(Recorded information)
□ □ □
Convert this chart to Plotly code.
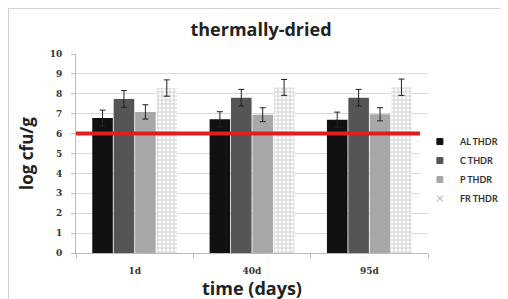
import plotly.graph_objects as go

categories = ["1d", "40d", "95d"]
series_names = ["AL THDR", "C THDR", "P THDR", "FR THDR"]
al_vals = [6.78, 6.72, 6.70]
c_vals = [7.74, 7.80, 7.80]
p_vals = [7.09, 6.95, 6.97]
fr_vals = [8.29, 8.32, 8.33]
al_err = [0.40, 0.38, 0.38]
c_err = [0.42, 0.42, 0.42]
p_err = [0.36, 0.35, 0.33]
fr_err = [0.41, 0.40, 0.41]
threshold = 6
y_ticks = [0, 1, 2, 3, 4, 5, 6, 7, 8, 9, 10]

L, R, T, B = 68, 88, 46, 54
W, H = 508, 299
PW, PH = W - L - R, H - T - B

fig = go.Figure()
styles = [
    dict(color="#111111"),
    dict(color="#555555"),
    dict(color="#a8a8a8"),
    dict(color="white", pattern=dict(shape="+", size=4, solidity=0.45, fgcolor="#a0a0a0", bgcolor="white")),
]
leg_symbols = ["square", "square", "square", "x-thin"]
leg_colors = ["#111111", "#555555", "#a8a8a8", "#999999"]
vals = [al_vals, c_vals, p_vals, fr_vals]
errs = [al_err, c_err, p_err, fr_err]
for name, v, e, st in zip(series_names, vals, errs, styles):
    fig.add_trace(go.Bar(
        x=categories, y=v, name=name, showlegend=False,
        marker=dict(line=dict(width=0), **st),
        error_y=dict(type="data", array=e, visible=True, color="#222222", thickness=1, width=3),
    ))
for name, sym, col in zip(series_names, leg_symbols, leg_colors):
    fig.add_trace(go.Scatter(
        x=[None], y=[None], mode="markers", name=name,
        marker=dict(symbol=sym, size=6, color=col, line=dict(color=col, width=1)),
    ))

fig.add_shape(type="line", xref="paper", yref="y", x0=0, x1=1, y0=threshold, y1=threshold,
              line=dict(color="#e01e1e", width=4), layer="above")
# outer chart border
fig.add_shape(type="rect", xref="paper", yref="paper",
              x0=-(L - 0.5) / PW, x1=1 + (R - 0.5) / PW, y0=-(B - 0.5) / PH, y1=1 + (T - 0.5) / PH,
              line=dict(color="#d0d0d0", width=1), fillcolor="rgba(0,0,0,0)", layer="below")

fig.update_layout(
    width=W, height=H,
    margin=dict(l=L, r=R, t=T, b=B, autoexpand=False),
    paper_bgcolor="white", plot_bgcolor="white",
    barmode="group", bargap=0.27, bargroupgap=0.04,
    title=dict(text="<b>thermally-dried</b>", x=(L + PW / 2 + 9) / W, xanchor="center",
               y=1 - 22 / H, yanchor="middle",
               font=dict(family="Open Sans, Lato, sans-serif", size=18, color="#222222")),
    showlegend=True,
    legend=dict(x=0.977, y=0.633, xanchor="left", yanchor="top", tracegroupgap=0,
                font=dict(family="Lato, Open Sans, sans-serif", size=9, color="#333333", weight="bold"),
                itemwidth=30, traceorder="normal", itemsizing="trace"),
    xaxis=dict(
        automargin=False,
        showline=True, linecolor="#bbbbbb", linewidth=1,
        ticks="outside", tickson="boundaries", ticklen=4, tickcolor="#bbbbbb",
        ticklabelstandoff=9,
        tickfont=dict(family="DejaVu Serif, serif", size=9, color="#333333", weight="bold"),
        title=dict(text="<b>time (days)</b>", standoff=6,
                   font=dict(family="Open Sans, Lato, sans-serif", size=18, color="#222222")),
    ),
    yaxis=dict(
        automargin=False,
        range=[0, 10], tickvals=y_ticks,
        showgrid=True, gridcolor="#d9d9d9", gridwidth=1,
        showline=True, linecolor="#bbbbbb", linewidth=1,
        ticks="outside", ticklen=4, tickcolor="#bbbbbb", zeroline=False,
        ticklabelstandoff=7,
        tickfont=dict(family="DejaVu Serif, serif", size=9, color="#333333", weight="bold"),
        title=dict(text="<b>log cfu/g</b>", standoff=11,
                   font=dict(family="Open Sans, Lato, sans-serif", size=17, color="#222222")),
    ),
)

fig.write_html("out.html")
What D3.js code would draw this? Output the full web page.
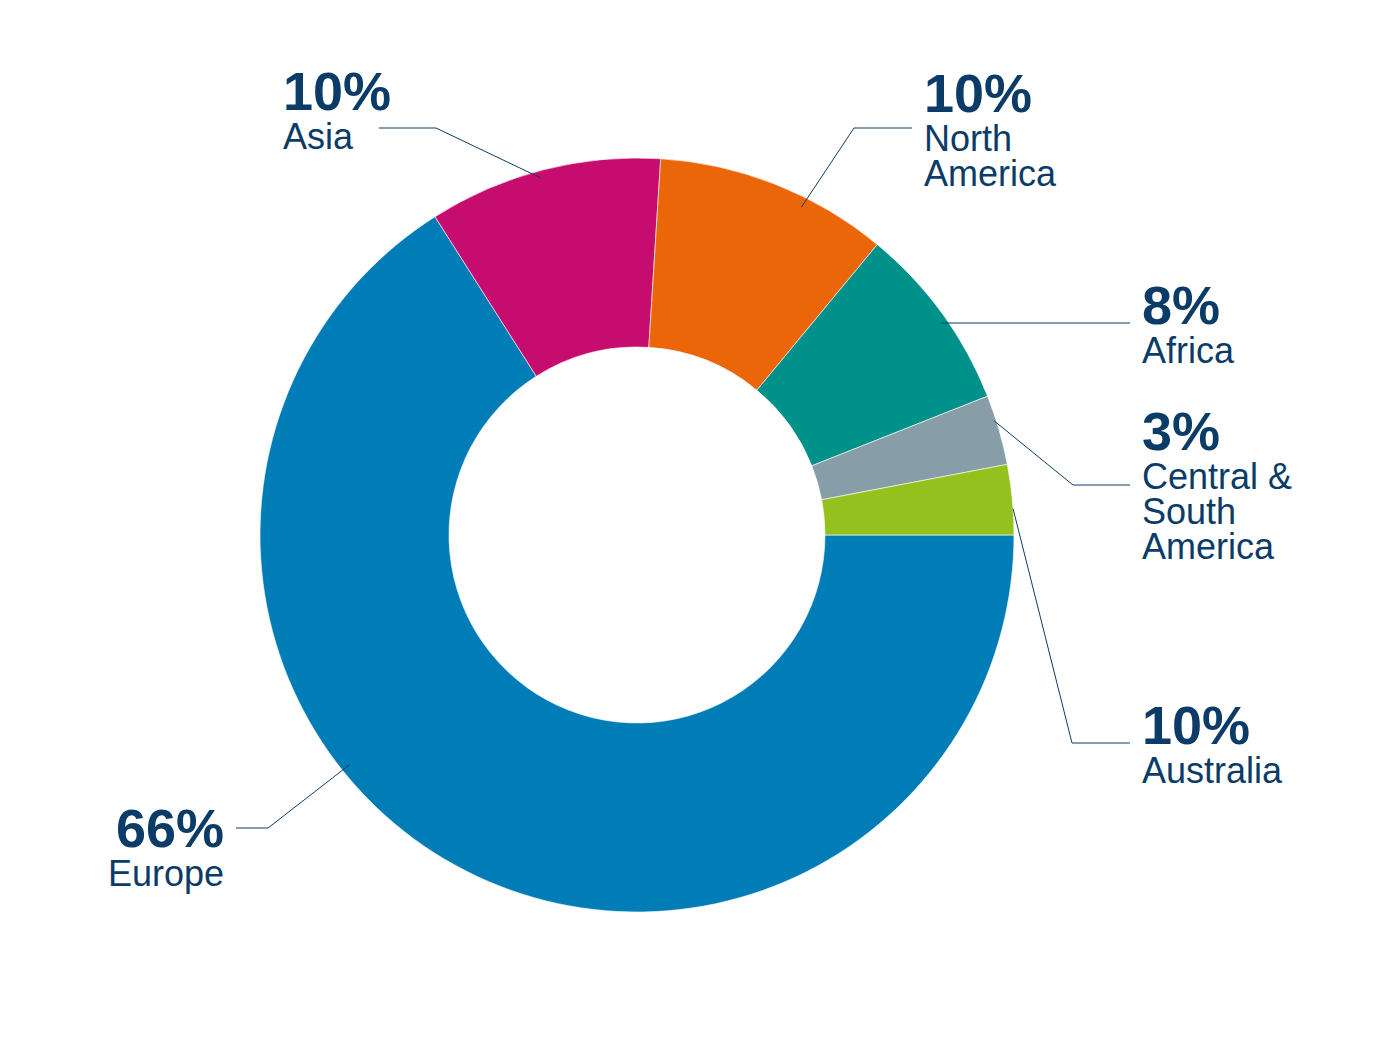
□ □ □
(What is required) Copy the records above from the first line through the line containing "PW, PH = W - L - R, H - T - B", both included, and leave out any pictures.

(Exercise answer)
Convert this chart to Plotly code.
import plotly.graph_objects as go

categories = ["1d", "40d", "95d"]
series_names = ["AL THDR", "C THDR", "P THDR", "FR THDR"]
al_vals = [6.78, 6.72, 6.70]
c_vals = [7.74, 7.80, 7.80]
p_vals = [7.09, 6.95, 6.97]
fr_vals = [8.29, 8.32, 8.33]
al_err = [0.40, 0.38, 0.38]
c_err = [0.42, 0.42, 0.42]
p_err = [0.36, 0.35, 0.33]
fr_err = [0.41, 0.40, 0.41]
threshold = 6
y_ticks = [0, 1, 2, 3, 4, 5, 6, 7, 8, 9, 10]

L, R, T, B = 68, 88, 46, 54
W, H = 508, 299
PW, PH = W - L - R, H - T - B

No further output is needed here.